How many times in person have any of us seen a 300 lb., 6’4″ Super Bowl Champion cry? Last week I saw it my first time.
Roland Williams is my personal friend, but our friendship began as I consulted with him about how to actualize his many brilliant plans on how to inspire and motivate people. The very first time we talked for a half-hour meeting, it turned into two hours and surprised us both. He’s also an author. What footballer writes? And many times he has been a featured sports analyst on TV networks which include CBS Sports Network, ESPN, MTV, NBC, NBC Sports Network, Nickelodeon, NFL Network, CNBC, Fox, Fox Sports Net, CBS and ABC.
You’d expect someone of his stature and accomplishments to be successful and tough. He is both of those things. And he’s also unusually articulate and smart. The man does amazing financial spreadsheets, for example. And, how many times have you heard a tough footballer quote anthropologist Margaret Mead to focus his audience? He has. Yet, besides the occasional clean tackler who caught him before he scored touchdowns, there’s one thing I now know which will bring him to his figurative knees.
Seeing young boys and young men suffer, from exactly where he grew up and went to school, made him cry. Rochester, New York the lowest rate of high school graduates in the nation, an abysmal, depressing, astonishing 9%. Roland has three young boys of his own. When he cried over the destroyed human potential in Rochester, he saw the dimly let roads he avoided when he was young. It was painfully easy to imagine his own boys struggling. So, he got busy in a huge way, stretching his own resources past their limits to create successful change.
Now, I don’t have to spell out for you what the cascading effect of a 9% high school graduation rate means. You already know and it’s anything but pretty. But what I could tell you is that we’re all less than six degrees of separation from anyone in the country. It’s vital that people show these young people who someone cares enough about them to support their success. Their lives depend upon it.
For the past eight months Roland put his shoulders and heart into solving the problem. He created an amazing, highly creative solution called the Champion Academy. He launched it in Rochester, and it’s happening right now. I ask that you right now navigate to its crowdfunding site, dig deep, and help his young charges achieve their dreams. Volunteer, donate, and dig deep to give. Then you might make him instead cry tears of joy, and you will have directly touched the first several hundred young boys and young men who deserve a break and a better chance than that through which they’re suffering.
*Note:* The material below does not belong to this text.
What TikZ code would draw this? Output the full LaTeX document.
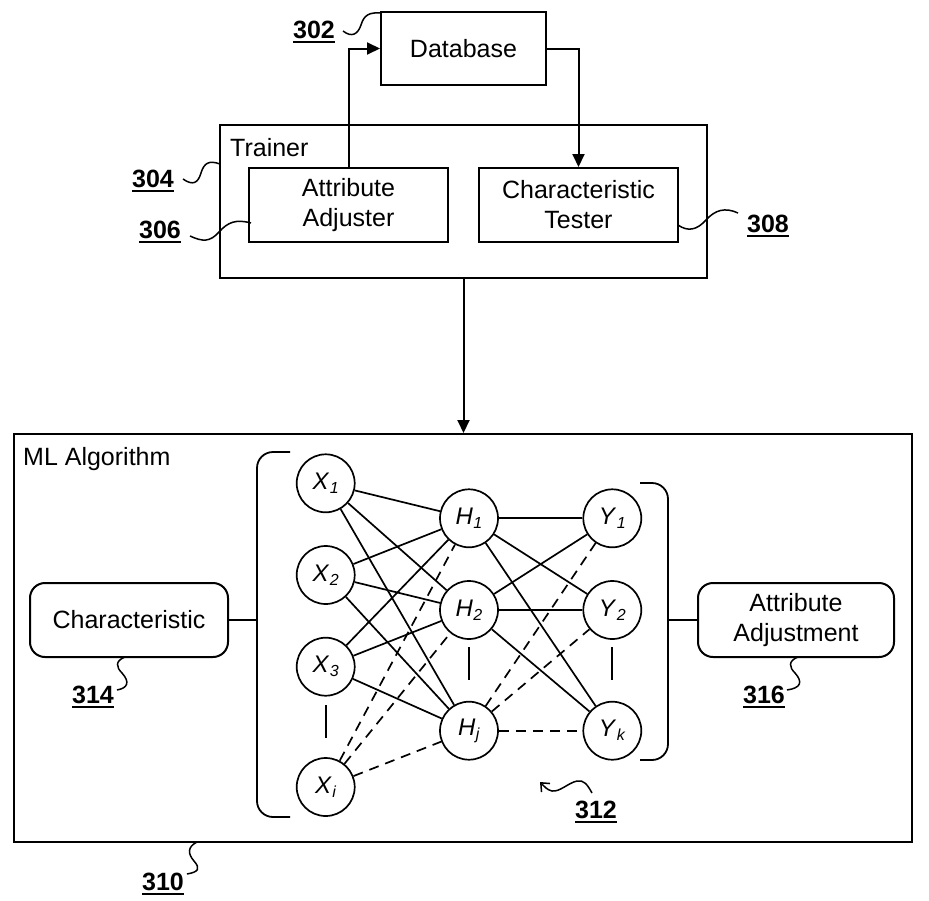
\documentclass[tikz,border=0pt]{standalone}
\usepackage{fontspec}
\setmainfont{Liberation Sans}
\usetikzlibrary{arrows.meta}
\newcommand\reflab[1]{\setbox0=\hbox{\bfseries #1}\vtop{\copy0\kern2.5pt\hrule height 1.8pt}}
\newcommand\nsub[2]{\textit{#1}\kern0.5pt\raisebox{-4pt}{\fontsize{16}{16}\selectfont\textit{#2}}}
\tikzset{
  blk/.style={draw, line width=2pt, align=center, inner sep=0pt,
    font=\fontsize{25}{30}\selectfont},
  rblk/.style={blk, rounded corners=15pt},
  neuron/.style={draw, circle, line width=1.7pt, minimum size=58pt, inner sep=0pt,
    font=\fontsize{24}{24}\selectfont},
  wire/.style={line width=1.7pt},
  dwire/.style={line width=1.7pt, dash pattern=on 10pt off 7pt},
  lbl/.style={anchor=base, inner sep=0pt, font=\fontsize{25}{30}\selectfont},
  sq/.style={line width=1.5pt},
  flow/.style={line width=2pt, -{Triangle[length=13pt,width=12pt]}},
}
\begin{document}
\begin{tikzpicture}[x=1pt,y=-1pt]
\useasboundingbox (0,0) rectangle (929,900);
% top part
\node[blk, minimum width=165pt, minimum height=73pt] (db) at (463.5,48.5) {Database};
\node[blk, minimum width=487pt, minimum height=153pt] (tr) at (463.5,201.5) {};
\node[anchor=west, inner sep=0pt, font=\fontsize{25}{30}\selectfont] (trl) at (230,148) {Trainer};
\node[blk, minimum width=199pt, minimum height=74pt] (aa) at (348.5,205) {Attribute\\Adjuster};
\node[blk, minimum width=199pt, minimum height=74pt] (ct) at (578.5,205) {Characteristic\\Tester};
\draw[flow] (aa.north) |- (db.west);
\draw[flow] (db.east) -| (ct.north);
% ML box
\node[blk, minimum width=898pt, minimum height=408pt] (ml) at (463,638) {};
\draw[flow] (tr.south) -- (tr.south |- ml.north);
\node[anchor=west, inner sep=0pt, font=\fontsize{25}{30}\selectfont] (mll) at (23,459) {ML Algorithm};
\node[rblk, minimum width=198pt, minimum height=74pt] (ch) at (129,620) {Characteristic};
\node[rblk, minimum width=196pt, minimum height=74pt] (ad) at (796,620) {Attribute\\Adjustment};
% brackets
\draw[line width=1.8pt, rounded corners=16pt] (290,452) -- (257,452) -- (257,817) -- (290,817);
\draw[line width=1.8pt, rounded corners=16pt] (640,483) -- (668,483) -- (668,760) -- (640,760);
\coordinate (lb) at (257,620);
\coordinate (rb) at (668,620);
\draw[wire, line width=2pt] (ch.east) -- (lb);
\draw[wire, line width=2pt] (rb) -- (ad.west);
% neurons
\node[neuron] (x1) at (325.7,483.3) {\nsub{X}{1}};
\node[neuron] (x2) at (325.7,575) {\nsub{X}{2}};
\node[neuron] (x3) at (325.7,666.7) {\nsub{X}{3}};
\node[neuron] (xi) at (325.7,787) {\nsub{X}{i}};
\node[neuron] (h1) at (469,518.3) {\nsub{H}{1}};
\node[neuron] (h2) at (469,610) {\nsub{H}{2}};
\node[neuron] (hj) at (469,730.7) {\nsub{H}{j}};
\node[neuron] (y1) at (612.3,518.3) {\nsub{Y}{1}};
\node[neuron] (y2) at (612.3,610) {\nsub{Y}{2}};
\node[neuron] (yk) at (612.3,730.7) {\nsub{Y}{k}};
\foreach \a in {x1,x2,x3} \foreach \b in {h1,h2,hj} \draw[wire] (\a) -- (\b);
\foreach \b in {h1,h2,hj} \draw[dwire] (xi) -- (\b);
\foreach \a in {h1,h2} \foreach \b in {y1,y2,yk} \draw[wire] (\a) -- (\b);
\foreach \b in {y1,y2,yk} \draw[dwire] (hj) -- (\b);
\draw[wire] (325.7,705) -- (325.7,738);
\draw[wire] (469,647) -- (469,680);
\draw[wire] (612.3,647) -- (612.3,680);
% reference labels
\node[lbl] (l302) at (314,38) {\reflab{302}};
\draw[sq] (343,31) .. controls (352,38) and (358,34) .. (361,25) .. controls (364,15) and (369,12) .. (382,13);
\node[lbl] (l304) at (153,187) {\reflab{304}};
\draw[sq] (183,179) .. controls (193,186) and (198,183) .. (201,173) .. controls (204,163) and (209,160) .. (220,164);
\node[lbl] (l306) at (160,238) {\reflab{306}};
\draw[sq] (190,236) .. controls (203,242) and (210,242) .. (219,232) .. controls (228,222) and (236,219) .. (251,223);
\node[lbl] (l308) at (768,232) {\reflab{308}};
\draw[sq] (678,225) .. controls (688,232) and (697,230) .. (706,220) .. controls (715,210) and (725,207) .. (738,213);
\node[lbl] (l314) at (93,703) {\reflab{314}};
\draw[sq] (125,657) .. controls (115,661) and (116,667) .. (122,673) .. controls (130,682) and (128,688) .. (117,690);
\node[lbl] (l316) at (764,703) {\reflab{316}};
\draw[sq] (798,657) .. controls (788,661) and (789,667) .. (795,673) .. controls (803,682) and (801,688) .. (787,690);
\node[lbl] (l310) at (163,890) {\reflab{310}};
\draw[sq] (197,842) .. controls (187,847) and (188,854) .. (194,861) .. controls (201,869) and (198,872) .. (187,874);
\node[lbl] (l312) at (596,818) {\reflab{312}};
\draw[sq, -{Straight Barb[length=7pt,width=12pt]}] (592,793) .. controls (587,784) and (584,780) .. (577,781) .. controls (568,783) and (560,792) .. (552,791) .. controls (547,790) and (544,786) .. (540,782);
\end{tikzpicture}
\end{document}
And depending upon your own level of commitment and involvement, it’s likely I’d bring him to your company to provide a rocket boost to your teams.
Roland has received many awards for his charitable efforts including the prestigious NFL Unsung Hero Award, he has twice been the Oakland Raiders Man of the Year, also the Press Radio Club Pro Athlete of the Year, and multi-year finalist for the Walter Payton NFL Man of the Year Award. His Champion Academy isn’t about the media limelight or athletic successes. It’s about saving lives.
Can you imagine the kind of amazing triumphal stories this man can tell? They’re big. But he doesn’t yet have one exactly like this, and it’s not about him. It’s about heart and compassion. Let’s make this about the young men he’ll gratefully save. They need us. They need you.